A mad scientist or a mad entrepreneur?
Russ George hasn’t given up on the idea of fertilizing the oceans with iron, even after all these years. In June 2022, he defended them on the Freethink YouTube channel. In the beginning of his monologue, he says he is considered a heretic because he wants to restore the oceans, the planet’s climate and save the world, not make a bunch of money. He explains that the idea of fertilizing the oceans is not his, but is based on the findings of scientist John Martin.
He reiterated that if we pour iron ore dust into the oceans, it will cause phytoplankton to grow, which will then absorb carbon dioxide from the atmosphere. “And it won’t take decades, it will only take a few years.” George argues convincingly, adding that instead of costing trillions of dollars, it will only cost millions.

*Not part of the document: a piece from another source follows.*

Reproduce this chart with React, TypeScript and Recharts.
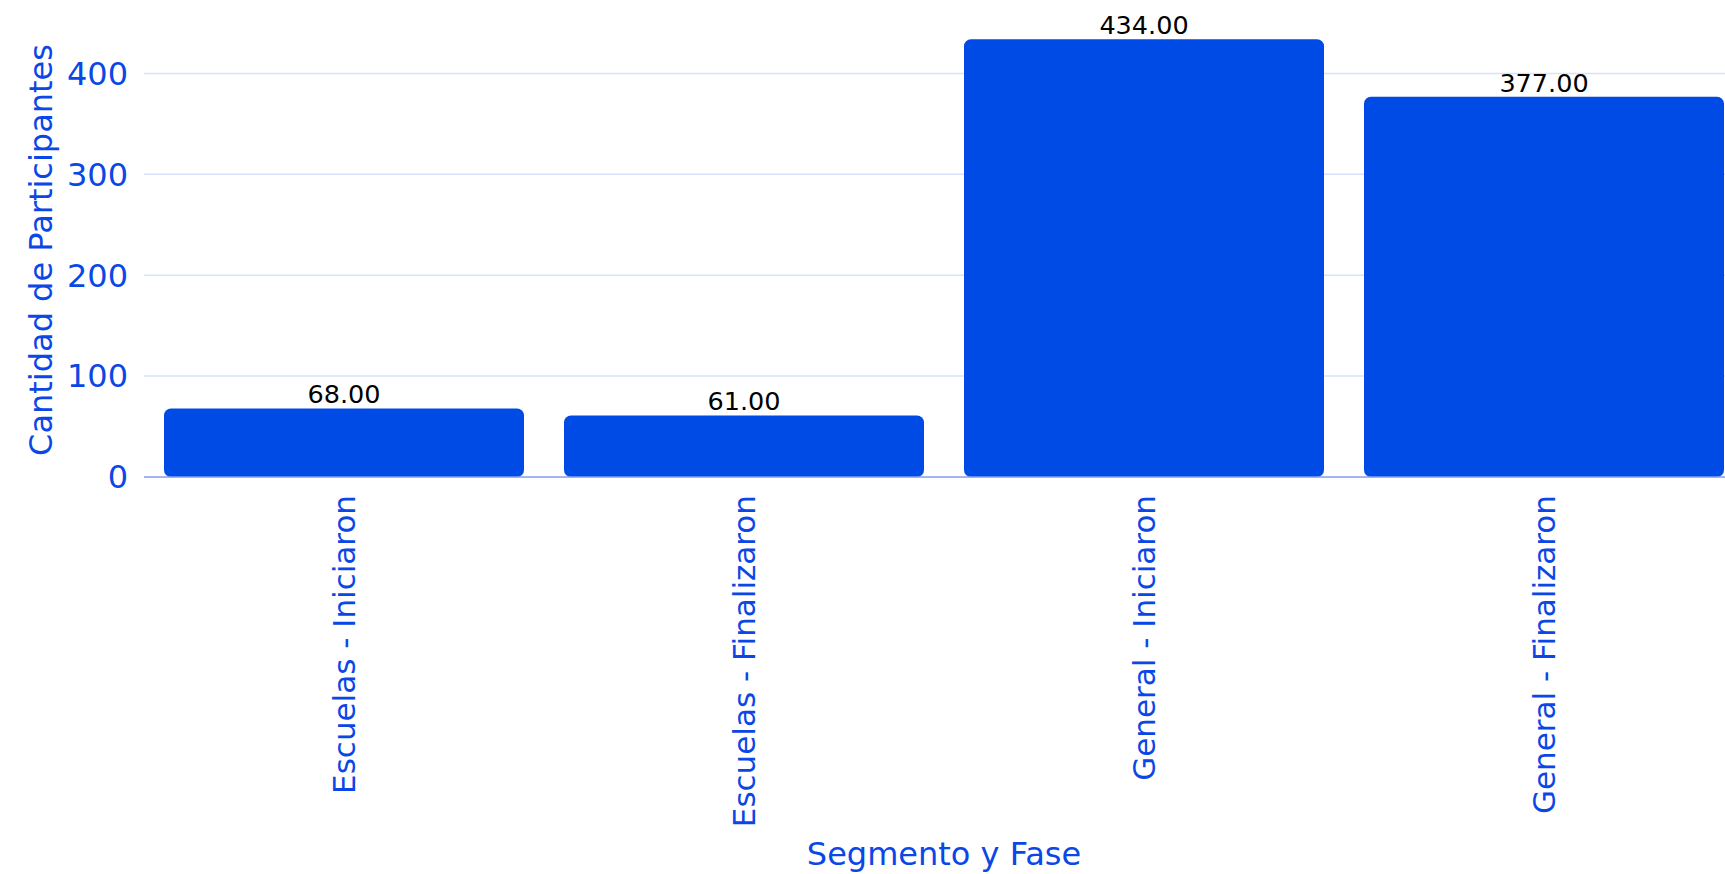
import { Bar, BarChart, CartesianGrid, LabelList, XAxis, YAxis } from "recharts";

const categories = [
  "Escuelas - Iniciaron",
  "Escuelas - Finalizaron",
  "General - Iniciaron",
  "General - Finalizaron",
];
const participantes = [68, 61, 434, 377];
const yTicks = [0, 100, 200, 300, 400];

const data = categories.map((segmento, i) => ({
  segmento,
  participantes: participantes[i],
}));

const BLUE = "#0a47e6";
const FONT = "'DejaVu Sans', sans-serif";

const RotatedTick = (props: any) => {
  const { x, y, payload } = props;
  return (
    <g transform={`translate(${x},${y})`}>
      <text
        x={-10}
        y={0}
        transform="rotate(-90)"
        textAnchor="end"
        dominantBaseline="central"
        fill={BLUE}
        fontSize={31}
        fontFamily={FONT}
      >
        {payload.value}
      </text>
    </g>
  );
};

export default function App() {
  // the plot runs past the window's right edge; a fixed frame clips it without scrollbars
  return (
    <div
      style={{
        position: "fixed",
        left: 0,
        top: 0,
        width: 1725,
        height: 874,
        overflow: "hidden",
        background: "#fff",
      }}
    >
      <div style={{ position: "absolute", left: 8, top: 8, width: 1736, height: 866 }}>
        <BarChart
          width={1736}
          height={866}
          data={data}
          margin={{ top: 15, right: 0, left: 0, bottom: 0 }}
          barCategoryGap={20}
        >
          <CartesianGrid
            vertical={false}
            stroke="#d8e2fb"
            strokeWidth={1.5}
            horizontalValues={[100, 200, 300, 400]}
          />
          <XAxis
            dataKey="segmento"
            height={397}
            interval={0}
            tickLine={false}
            axisLine={{ stroke: "#7f9eee", strokeWidth: 1.5 }}
            tick={<RotatedTick />}
            label={{
              value: "Segmento y Fase",
              position: "insideBottom",
              offset: 9,
              fill: BLUE,
              fontSize: 32,
              fontFamily: FONT,
            }}
          />
          <YAxis
            width={136}
            domain={[0, 450]}
            ticks={yTicks}
            tickLine={false}
            axisLine={false}
            tickSize={0}
            tickMargin={16}
            tick={{ fill: BLUE, fontSize: 32, fontFamily: FONT }}
            label={{
              value: "Cantidad de Participantes",
              angle: -90,
              position: "insideLeft",
              offset: 33,
              fill: BLUE,
              fontSize: 32,
              fontFamily: FONT,
              style: { textAnchor: "middle" },
            }}
          />
          <Bar dataKey="participantes" fill="#004ae6" radius={7} isAnimationActive={false}>
            <LabelList
              dataKey="participantes"
              position="top"
              offset={5}
              fill="#000"
              fontSize={25.5}
              fontFamily={FONT}
              formatter={(v: any) => Number(v).toFixed(2)}
            />
          </Bar>
        </BarChart>
      </div>
    </div>
  );
}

The restored phytoplankton, he says, has the capacity to absorb 30 to 35 billion tons of CO2 a year, while humanity emits 45 billion tons of the gas into the atmosphere each year. He bases his belief on the natural phenomenon of wind carrying 700 million tonnes of dust a year from the African Sahara, which then provides the minerals and nutrients that allow the Amazon rainforest to grow as far away as South America.
On the one side is Russ George, who believes that the idea of fertilising the oceans with iron is damned because, among other things, it is too cheap. On the other is a section of the scientific community, raising a warning finger, saying that such experiments without a proven scientific basis can be very dangerous.